# WHAT TO WORK ON
Copy everything from the line with "Generate a web" down to the line with "110.5, bottom: 344.5", inclusive of both, exactly as written; leave out all pictures.

# DATA EXTRACT
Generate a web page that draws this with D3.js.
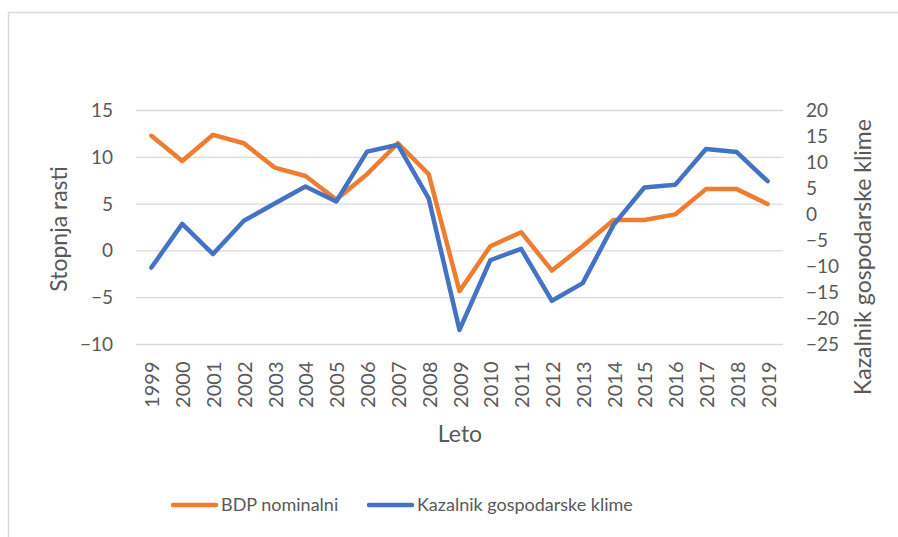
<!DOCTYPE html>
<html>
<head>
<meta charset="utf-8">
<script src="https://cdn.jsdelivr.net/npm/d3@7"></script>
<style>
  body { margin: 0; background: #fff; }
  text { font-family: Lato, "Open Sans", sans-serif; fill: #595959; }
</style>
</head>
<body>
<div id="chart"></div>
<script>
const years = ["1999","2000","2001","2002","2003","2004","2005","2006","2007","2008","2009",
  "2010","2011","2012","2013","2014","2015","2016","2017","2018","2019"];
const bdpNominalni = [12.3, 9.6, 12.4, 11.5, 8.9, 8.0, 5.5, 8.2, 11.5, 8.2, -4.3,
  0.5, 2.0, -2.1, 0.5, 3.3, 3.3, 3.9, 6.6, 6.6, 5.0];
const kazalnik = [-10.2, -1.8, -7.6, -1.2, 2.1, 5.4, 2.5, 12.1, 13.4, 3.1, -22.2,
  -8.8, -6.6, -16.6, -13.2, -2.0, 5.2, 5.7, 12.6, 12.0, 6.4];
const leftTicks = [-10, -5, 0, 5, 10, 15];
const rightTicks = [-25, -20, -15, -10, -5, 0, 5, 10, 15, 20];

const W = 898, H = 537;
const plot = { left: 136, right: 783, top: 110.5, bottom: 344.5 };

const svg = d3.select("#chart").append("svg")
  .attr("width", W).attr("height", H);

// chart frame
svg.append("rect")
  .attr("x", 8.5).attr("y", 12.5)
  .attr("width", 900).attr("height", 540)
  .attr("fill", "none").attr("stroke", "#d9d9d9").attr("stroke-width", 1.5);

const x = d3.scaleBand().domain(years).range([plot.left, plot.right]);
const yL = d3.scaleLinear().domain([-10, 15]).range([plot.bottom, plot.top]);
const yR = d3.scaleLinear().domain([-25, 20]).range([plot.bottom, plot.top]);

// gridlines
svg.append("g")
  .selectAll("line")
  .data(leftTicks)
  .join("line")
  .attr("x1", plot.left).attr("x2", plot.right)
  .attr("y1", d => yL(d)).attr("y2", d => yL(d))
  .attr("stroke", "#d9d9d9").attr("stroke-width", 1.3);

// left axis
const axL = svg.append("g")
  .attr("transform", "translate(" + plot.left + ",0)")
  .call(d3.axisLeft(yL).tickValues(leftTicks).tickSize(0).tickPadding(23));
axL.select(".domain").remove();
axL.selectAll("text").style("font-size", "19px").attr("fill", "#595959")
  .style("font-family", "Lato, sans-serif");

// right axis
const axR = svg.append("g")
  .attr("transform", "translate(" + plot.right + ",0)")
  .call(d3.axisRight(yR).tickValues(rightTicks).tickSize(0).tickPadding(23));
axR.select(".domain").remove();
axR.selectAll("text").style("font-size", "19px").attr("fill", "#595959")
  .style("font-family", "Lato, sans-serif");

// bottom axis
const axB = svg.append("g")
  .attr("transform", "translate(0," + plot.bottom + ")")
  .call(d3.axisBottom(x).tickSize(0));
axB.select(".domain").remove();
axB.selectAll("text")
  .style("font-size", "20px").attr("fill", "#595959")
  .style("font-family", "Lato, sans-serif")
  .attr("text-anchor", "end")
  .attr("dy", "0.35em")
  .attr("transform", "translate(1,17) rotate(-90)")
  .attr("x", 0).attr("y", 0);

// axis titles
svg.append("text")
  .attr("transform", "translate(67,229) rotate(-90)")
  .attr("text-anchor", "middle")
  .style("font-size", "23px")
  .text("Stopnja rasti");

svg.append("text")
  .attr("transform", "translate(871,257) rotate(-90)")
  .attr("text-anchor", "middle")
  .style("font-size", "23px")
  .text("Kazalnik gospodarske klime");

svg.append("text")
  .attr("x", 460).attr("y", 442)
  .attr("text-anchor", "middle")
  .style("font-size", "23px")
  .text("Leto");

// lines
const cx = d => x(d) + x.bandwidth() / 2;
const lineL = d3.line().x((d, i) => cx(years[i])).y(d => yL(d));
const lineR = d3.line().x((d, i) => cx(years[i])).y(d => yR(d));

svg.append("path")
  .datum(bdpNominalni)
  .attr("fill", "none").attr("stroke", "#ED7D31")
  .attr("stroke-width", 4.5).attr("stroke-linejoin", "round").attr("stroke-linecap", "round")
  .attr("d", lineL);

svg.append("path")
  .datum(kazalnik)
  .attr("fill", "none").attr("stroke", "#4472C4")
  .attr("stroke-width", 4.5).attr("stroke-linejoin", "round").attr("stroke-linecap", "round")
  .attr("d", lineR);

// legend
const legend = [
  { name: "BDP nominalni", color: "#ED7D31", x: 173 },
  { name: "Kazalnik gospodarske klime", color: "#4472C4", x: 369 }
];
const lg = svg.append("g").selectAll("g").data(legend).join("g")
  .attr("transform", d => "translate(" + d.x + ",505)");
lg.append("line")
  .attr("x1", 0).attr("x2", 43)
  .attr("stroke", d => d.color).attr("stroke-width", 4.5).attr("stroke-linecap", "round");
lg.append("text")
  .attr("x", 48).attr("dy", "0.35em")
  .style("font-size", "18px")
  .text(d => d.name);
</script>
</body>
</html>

==

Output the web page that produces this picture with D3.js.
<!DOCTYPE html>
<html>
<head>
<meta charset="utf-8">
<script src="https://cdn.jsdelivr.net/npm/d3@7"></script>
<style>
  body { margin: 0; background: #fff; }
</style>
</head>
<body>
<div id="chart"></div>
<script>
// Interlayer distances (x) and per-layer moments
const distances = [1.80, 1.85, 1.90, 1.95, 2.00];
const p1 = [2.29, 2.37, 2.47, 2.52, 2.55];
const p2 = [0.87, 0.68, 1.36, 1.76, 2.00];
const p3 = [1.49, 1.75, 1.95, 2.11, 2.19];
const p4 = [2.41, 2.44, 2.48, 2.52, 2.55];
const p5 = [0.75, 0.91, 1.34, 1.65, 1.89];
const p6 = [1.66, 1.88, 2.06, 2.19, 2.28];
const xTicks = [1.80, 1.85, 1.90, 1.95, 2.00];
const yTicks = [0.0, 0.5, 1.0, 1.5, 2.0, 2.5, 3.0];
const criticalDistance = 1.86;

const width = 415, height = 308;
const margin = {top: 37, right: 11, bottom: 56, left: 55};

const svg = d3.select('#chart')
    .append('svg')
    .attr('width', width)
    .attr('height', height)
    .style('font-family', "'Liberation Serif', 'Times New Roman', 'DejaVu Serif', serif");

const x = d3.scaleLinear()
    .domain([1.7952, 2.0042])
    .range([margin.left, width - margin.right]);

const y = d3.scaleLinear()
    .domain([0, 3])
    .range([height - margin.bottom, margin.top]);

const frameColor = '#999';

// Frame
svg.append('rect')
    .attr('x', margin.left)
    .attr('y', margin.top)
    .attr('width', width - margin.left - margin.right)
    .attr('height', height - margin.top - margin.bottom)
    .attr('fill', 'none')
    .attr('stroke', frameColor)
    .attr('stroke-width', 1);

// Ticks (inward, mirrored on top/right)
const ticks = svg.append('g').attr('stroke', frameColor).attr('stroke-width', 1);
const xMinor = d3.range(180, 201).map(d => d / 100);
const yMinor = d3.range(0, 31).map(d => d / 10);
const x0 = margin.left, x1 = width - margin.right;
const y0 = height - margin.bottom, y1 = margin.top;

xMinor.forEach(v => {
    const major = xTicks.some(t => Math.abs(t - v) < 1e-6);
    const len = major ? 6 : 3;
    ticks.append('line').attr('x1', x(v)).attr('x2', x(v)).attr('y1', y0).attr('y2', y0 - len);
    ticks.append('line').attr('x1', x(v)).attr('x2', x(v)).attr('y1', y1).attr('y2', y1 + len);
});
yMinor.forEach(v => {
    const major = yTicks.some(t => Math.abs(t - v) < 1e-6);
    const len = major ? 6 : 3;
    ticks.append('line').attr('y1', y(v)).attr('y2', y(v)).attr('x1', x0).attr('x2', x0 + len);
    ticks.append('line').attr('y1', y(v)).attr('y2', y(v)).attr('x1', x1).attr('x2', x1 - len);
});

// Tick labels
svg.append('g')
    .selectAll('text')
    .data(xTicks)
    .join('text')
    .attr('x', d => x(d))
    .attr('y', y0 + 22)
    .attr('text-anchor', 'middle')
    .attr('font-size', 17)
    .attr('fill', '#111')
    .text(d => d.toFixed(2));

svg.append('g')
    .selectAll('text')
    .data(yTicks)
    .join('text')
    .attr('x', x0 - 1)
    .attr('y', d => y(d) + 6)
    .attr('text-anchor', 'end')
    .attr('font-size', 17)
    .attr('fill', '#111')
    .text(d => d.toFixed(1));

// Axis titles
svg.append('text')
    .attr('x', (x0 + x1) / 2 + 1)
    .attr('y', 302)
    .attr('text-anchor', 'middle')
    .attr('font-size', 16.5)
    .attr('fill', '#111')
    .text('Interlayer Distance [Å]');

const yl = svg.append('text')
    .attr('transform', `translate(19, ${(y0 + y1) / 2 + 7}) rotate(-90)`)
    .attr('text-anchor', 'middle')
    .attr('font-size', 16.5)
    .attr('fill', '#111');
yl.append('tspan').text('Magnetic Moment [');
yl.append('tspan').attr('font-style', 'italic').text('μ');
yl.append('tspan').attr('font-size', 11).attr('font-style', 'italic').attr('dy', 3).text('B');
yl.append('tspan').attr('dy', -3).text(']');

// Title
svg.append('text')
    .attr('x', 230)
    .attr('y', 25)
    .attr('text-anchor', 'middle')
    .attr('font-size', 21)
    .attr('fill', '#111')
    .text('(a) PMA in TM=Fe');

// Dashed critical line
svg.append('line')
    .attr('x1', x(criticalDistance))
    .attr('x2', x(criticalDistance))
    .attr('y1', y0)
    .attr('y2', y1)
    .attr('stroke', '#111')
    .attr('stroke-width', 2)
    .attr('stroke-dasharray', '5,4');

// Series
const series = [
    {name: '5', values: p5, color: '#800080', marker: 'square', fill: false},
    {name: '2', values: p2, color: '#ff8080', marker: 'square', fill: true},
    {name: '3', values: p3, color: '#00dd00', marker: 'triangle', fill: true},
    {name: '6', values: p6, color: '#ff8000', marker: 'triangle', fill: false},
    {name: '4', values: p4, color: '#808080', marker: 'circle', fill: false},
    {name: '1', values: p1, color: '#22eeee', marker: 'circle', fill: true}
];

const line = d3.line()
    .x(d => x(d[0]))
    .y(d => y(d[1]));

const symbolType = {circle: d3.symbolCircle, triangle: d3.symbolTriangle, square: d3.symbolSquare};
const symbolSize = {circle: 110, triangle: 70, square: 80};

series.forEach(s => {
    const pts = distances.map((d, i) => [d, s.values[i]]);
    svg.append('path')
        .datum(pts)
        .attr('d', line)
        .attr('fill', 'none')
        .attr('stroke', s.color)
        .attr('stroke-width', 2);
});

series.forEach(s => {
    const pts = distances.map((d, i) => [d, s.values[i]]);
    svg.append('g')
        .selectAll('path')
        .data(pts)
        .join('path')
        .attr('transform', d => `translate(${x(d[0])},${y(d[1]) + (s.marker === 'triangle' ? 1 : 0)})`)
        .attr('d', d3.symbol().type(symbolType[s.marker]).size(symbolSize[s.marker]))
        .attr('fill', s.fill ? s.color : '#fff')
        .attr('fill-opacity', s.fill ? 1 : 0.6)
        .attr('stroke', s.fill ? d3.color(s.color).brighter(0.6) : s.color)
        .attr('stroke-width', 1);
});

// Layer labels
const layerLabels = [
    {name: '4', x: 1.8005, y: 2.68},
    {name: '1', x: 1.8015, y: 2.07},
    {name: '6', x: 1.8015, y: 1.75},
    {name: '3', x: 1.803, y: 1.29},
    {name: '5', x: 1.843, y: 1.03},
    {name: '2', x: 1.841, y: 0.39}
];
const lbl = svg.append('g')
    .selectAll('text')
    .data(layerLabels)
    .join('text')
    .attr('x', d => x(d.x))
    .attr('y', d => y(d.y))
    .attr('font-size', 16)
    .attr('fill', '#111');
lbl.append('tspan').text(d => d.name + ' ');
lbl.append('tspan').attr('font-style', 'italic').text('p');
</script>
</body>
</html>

# FINISHED EXERCISE
Generate a web page that draws this with D3.js.
<!DOCTYPE html>
<html>
<head>
<meta charset="utf-8">
<script src="https://cdn.jsdelivr.net/npm/d3@7"></script>
<style>
  body { margin: 0; background: #fff; }
  text { font-family: Lato, "Open Sans", sans-serif; fill: #595959; }
</style>
</head>
<body>
<div id="chart"></div>
<script>
const years = ["1999","2000","2001","2002","2003","2004","2005","2006","2007","2008","2009",
  "2010","2011","2012","2013","2014","2015","2016","2017","2018","2019"];
const bdpNominalni = [12.3, 9.6, 12.4, 11.5, 8.9, 8.0, 5.5, 8.2, 11.5, 8.2, -4.3,
  0.5, 2.0, -2.1, 0.5, 3.3, 3.3, 3.9, 6.6, 6.6, 5.0];
const kazalnik = [-10.2, -1.8, -7.6, -1.2, 2.1, 5.4, 2.5, 12.1, 13.4, 3.1, -22.2,
  -8.8, -6.6, -16.6, -13.2, -2.0, 5.2, 5.7, 12.6, 12.0, 6.4];
const leftTicks = [-10, -5, 0, 5, 10, 15];
const rightTicks = [-25, -20, -15, -10, -5, 0, 5, 10, 15, 20];

const W = 898, H = 537;
const plot = { left: 136, right: 783, top: 110.5, bottom: 344.5 };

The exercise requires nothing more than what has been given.